# Fiesta Cheese Ball



## Constance (Oct 28, 2005)

This is another recipe from my friend, Sophia. It's the best cheeseball (log) I've ever tasted. It's a big recipe, so you can divide it in half and save one ball for later.

Fiesta Cheese Ball

1 1/2 cups chopped pecans
1 (1 ounce) envelope taco seasoning, divided
16 ounces cream cheese, softened
1 tablespoon green Tabasco sauce (red OK)
1 tablespoon seeded and diced jalapeno pepper
1 tablespoon diced red onion
1 cup seeded and diced red bell pepper
8 ounces shredded Colby-jack cheese

Preheat over to 300 degrees F.

Place pecans on a small baking sheet and toast in oven for 15 to 20 minutes. Remove from oven and toss with 2 tablespoons taco seasoning; set aside.
In a large bowl of an electric mixer, beat cream cheese, remaining tacos seasoning and Tabasco sauce until smooth, about 2 minutes. Add jalapeno, onion, bell pepper and Colby-Jack cheese. Stir to combine. Using a rubber spatula, shape cheese into a large ball.
Place a large sheet of plastic wrap on counter top, sprinkle reserved seasoned nuts over plastic. Roll cheese ball in nuts, coating entire outside of ball.
Bring sides of plastic wrap up around ball to seal. Wrap in additional layer of plastic wrap to seal.
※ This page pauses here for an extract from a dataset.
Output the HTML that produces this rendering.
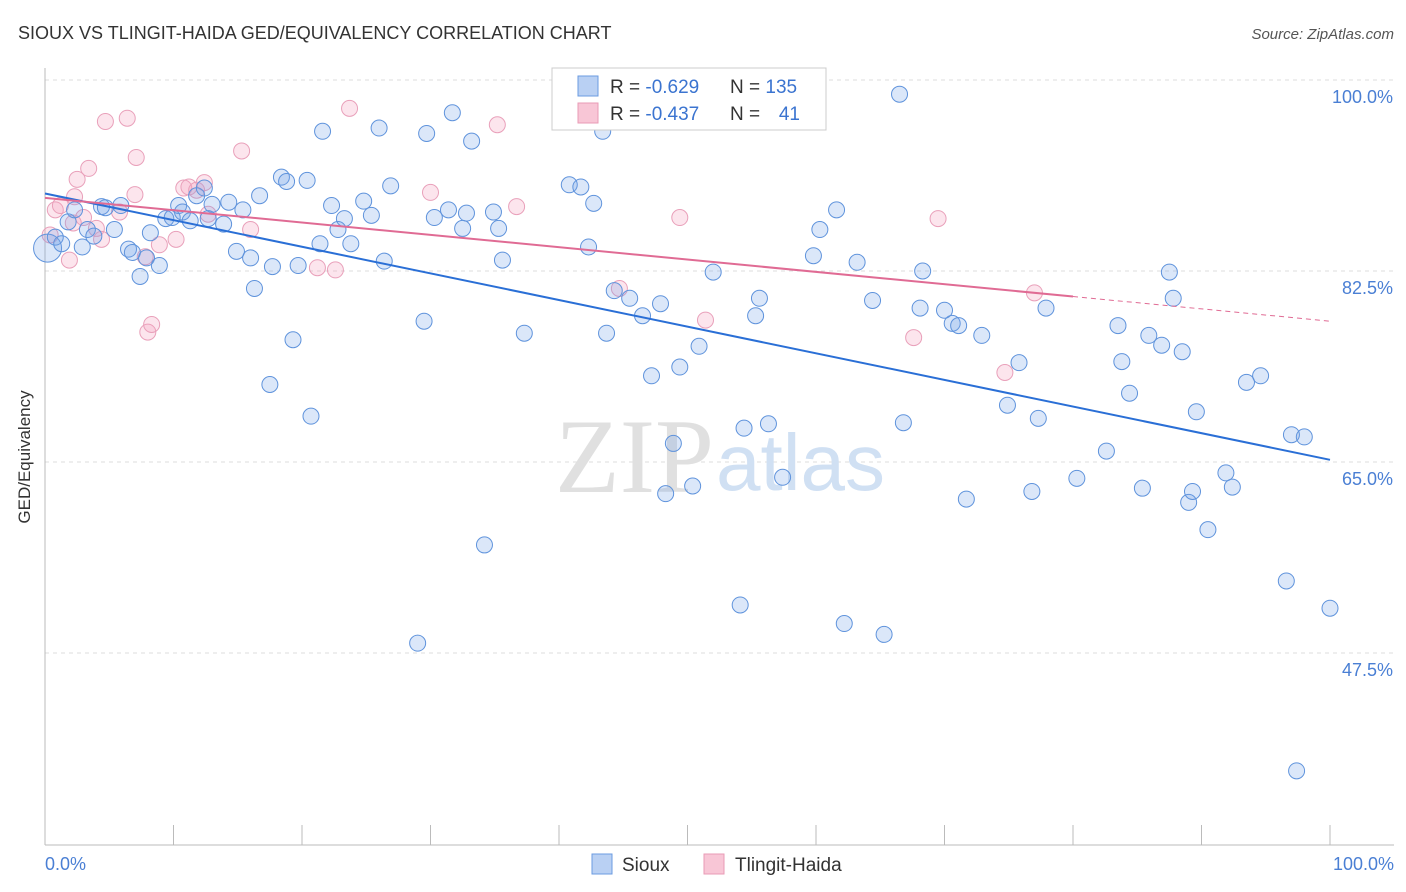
<!DOCTYPE html>
<html><head><meta charset="utf-8"><style>
body{margin:0;background:#fff;font-family:"Liberation Sans",sans-serif;}
svg{display:block}
</style></head><body>
<svg id="chart" width="1406" height="892" viewBox="0 0 1406 892">
<text x="18" y="39" font-size="18" fill="#333">SIOUX VS TLINGIT-HAIDA GED/EQUIVALENCY CORRELATION CHART</text>
<text x="1394" y="39" font-size="15" fill="#555" font-style="italic" text-anchor="end">Source: ZipAtlas.com</text>
<g id="grid"></g>
<text x="714" y="492" font-size="106" fill="#e0e0e0" font-family="Liberation Serif,serif" text-anchor="end">ZIP</text>
<text x="716" y="490" font-size="80" fill="#d0e0f3" text-anchor="start">atlas</text>
<g id="axes"></g>
<g id="pinkpts"></g>
<g id="bluepts"></g>
<g id="lines"></g>
<text x="30" y="457" font-size="17" fill="#333" text-anchor="middle" transform="rotate(-90 30 457)">GED/Equivalency</text>
<text x="45" y="870" font-size="18" fill="#4a7fd4">0.0%</text>
<text x="1394" y="870" font-size="18" fill="#4a7fd4" text-anchor="end">100.0%</text>
<g>
<rect x="552" y="68" width="274" height="62" fill="#fff" stroke="#ccc"/>
<rect x="578" y="76" width="20" height="20" fill="#b9d0f3" stroke="#6b9be0"/>
<rect x="578" y="103" width="20" height="20" fill="#f8c6d6" stroke="#e99bb6"/>
<text x="610" y="93" font-size="19" fill="#333">R = <tspan fill="#3b74d0">-0.629</tspan></text>
<text x="730" y="93" font-size="19" fill="#333">N = <tspan fill="#3b74d0">135</tspan></text>
<text x="610" y="120" font-size="19" fill="#333">R = <tspan fill="#3b74d0">-0.437</tspan></text>
<text x="730" y="120" font-size="19" fill="#333">N = </text>
<text x="800" y="120" font-size="19" fill="#3b74d0" text-anchor="end">41</text>
</g>
<g>
<rect x="592" y="854" width="20" height="20" fill="#b9d0f3" stroke="#6b9be0"/>
<text x="622" y="871" font-size="19" fill="#333">Sioux</text>
<rect x="704" y="854" width="20" height="20" fill="#f8c6d6" stroke="#e99bb6"/>
<text x="735" y="871" font-size="19" fill="#333">Tlingit-Haida</text>
</g>
</svg>
<script>
const yTicks=[100,82.5,65,47.5];
const yTickLabels=["100.0%","82.5%","65.0%","47.5%"];
const xTicks=[0,10,20,30,40,50,60,70,80,90,100];
const siouxX=[0.2,0.8,1.3,1.8,2.3,2.9,3.3,3.8,4.4,4.7,5.4,5.9,6.5,6.8,7.4,7.9,8.2,8.9,9.4,9.9,10.4,10.7,11.3,11.8,12.4,13.0,12.7,13.9,14.3,14.9,15.4,16.0,16.3,16.7,17.5,17.7,18.4,18.8,19.3,19.7,20.4,20.7,21.4,21.6,22.3,22.8,23.3,23.8,24.8,25.4,26.0,26.4,26.9,29.0,29.5,29.7,30.3,31.4,31.7,32.5,32.8,33.2,34.2,34.9,35.3,35.6,37.3,40.8,41.7,42.3,42.7,43.4,43.7,44.3,45.5,46.5,47.2,47.9,48.3,48.9,49.4,50.4,50.9,52.0,54.1,54.4,55.3,55.6,56.3,57.4,59.8,60.3,61.6,62.2,63.2,64.4,65.3,66.5,66.8,68.1,68.3,70.0,70.6,71.1,71.7,72.9,74.9,75.8,76.8,77.3,77.9,80.3,82.6,83.5,83.8,84.4,85.4,85.9,86.9,87.5,87.8,88.5,89.0,89.3,89.6,90.5,91.9,92.4,93.5,94.6,96.6,97.0,97.4,98.0,100.0];
const siouxY=[84.6,85.6,85.0,87.0,88.1,84.7,86.3,85.7,88.4,88.3,86.3,88.5,84.5,84.2,82.0,83.7,86.0,83.0,87.3,87.4,88.5,87.9,87.1,89.4,90.1,88.6,87.3,86.8,88.8,84.3,88.1,83.7,80.9,89.4,72.1,82.9,91.1,90.7,76.2,83.0,90.8,69.2,85.0,95.3,88.5,86.3,87.3,85.0,88.9,87.6,95.6,83.4,90.3,48.4,77.9,95.1,87.4,88.1,97.0,86.4,87.8,94.4,57.4,87.9,86.4,83.5,76.8,90.4,90.2,84.7,88.7,95.3,76.8,80.7,80.0,78.4,72.9,79.5,62.1,66.7,73.7,62.8,75.6,82.4,51.9,68.1,78.4,80.0,68.5,63.6,83.9,86.3,88.1,50.2,83.3,79.8,49.2,98.7,68.6,79.1,82.5,78.9,77.7,77.5,61.6,76.6,70.2,74.1,62.3,69.0,79.1,63.5,66.0,77.5,74.2,71.3,62.6,76.6,75.7,82.4,80.0,75.1,61.3,62.3,69.6,58.8,64.0,62.7,72.3,72.9,54.1,67.5,36.7,67.3,51.6];
const tlingitX=[0.4,0.8,1.2,1.9,2.2,2.5,2.3,3.0,3.4,4.0,4.4,4.7,5.8,6.4,7.1,7.0,7.8,8.0,8.3,8.9,10.2,10.8,11.2,11.8,12.4,12.7,15.3,16.0,21.2,22.6,23.7,30.0,35.2,36.7,44.7,49.4,51.4,67.6,69.5,74.7,77.0];
const tlingitY=[85.8,88.1,88.5,83.5,86.9,90.9,89.3,87.4,91.9,86.4,85.4,96.2,87.9,96.5,92.9,89.5,83.8,76.9,77.6,84.9,85.4,90.1,90.2,89.9,90.6,87.7,93.5,86.3,82.8,82.6,97.4,89.7,95.9,88.4,80.9,87.4,78.0,76.4,87.3,73.2,80.5];
const siouxLine=[89.6,65.2];
const tlingitLine=[89.2,77.9];
const tlingitSolidEnd=80;

const NS="http://www.w3.org/2000/svg";
const X=v=>45+v*12.85;
const Y=v=>80+(100-v)*10.914;
function mk(t,a,p){const e=document.createElementNS(NS,t);for(const k in a)e.setAttribute(k,a[k]);p.appendChild(e);return e;}
const grid=document.getElementById('grid'),axes=document.getElementById('axes');
yTicks.forEach((t,i)=>{
 const l=mk('line',{x1:45,x2:1394,y1:Y(t),y2:Y(t),stroke:'#ddd','stroke-dasharray':'4,4'},grid);
 
 
 const tx=mk('text',{x:1393,y:Y(t)+23,'font-size':18,fill:'#4a7fd4','text-anchor':'end'},grid);
 tx.textContent=yTickLabels[i];
 
 
});
const ax=mk('line',{x1:45,x2:45,y1:68,y2:845,stroke:'#bbb'},axes);


const bx=mk('line',{x1:45,x2:1394,y1:845,y2:845,stroke:'#bbb'},axes);


xTicks.forEach(t=>{const l=mk('line',{x1:X(t),x2:X(t),y1:825,y2:845,stroke:'#bbb'},axes);
 
 });
const pp=document.getElementById('pinkpts'),bp=document.getElementById('bluepts');
tlingitX.forEach((x,i)=>{const c=mk('circle',{cx:X(x),cy:Y(tlingitY[i]),r:8,fill:'rgba(243,160,190,0.28)',stroke:'#e9a0ba','stroke-width':1},pp);
 
 });
siouxX.forEach((x,i)=>{const c=mk('circle',{cx:X(x),cy:Y(siouxY[i]),r:i==0?14:8,fill:'rgba(110,160,230,0.25)',stroke:'#5f93dc','stroke-width':1},bp);
 
 });
const ln=document.getElementById('lines');
const b=mk('line',{x1:X(0),y1:Y(siouxLine[0]),x2:X(100),y2:Y(siouxLine[1]),stroke:'#2a6fd6','stroke-width':2},ln);


const py=x=>tlingitLine[0]+(tlingitLine[1]-tlingitLine[0])*x/100;
const p1=mk('line',{x1:X(0),y1:Y(py(0)),x2:X(tlingitSolidEnd),y2:Y(py(tlingitSolidEnd)),stroke:'#e06b94','stroke-width':2},ln);


const p2=mk('line',{x1:X(tlingitSolidEnd),y1:Y(py(tlingitSolidEnd)),x2:X(100),y2:Y(py(100)),stroke:'#e06b94','stroke-width':1,'stroke-dasharray':'5,4'},ln);


</script>
</body></html>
Place cheese ball on a plate and refrigerate several hours until firm.
I cut a sweet red pepper into petal shapes, and press them into the top like a flower, using an olive for the center.
Serve with snack crackers.


----------



## texasgirl (Oct 28, 2005)

I may have to make this for Thanksgiving!!


----------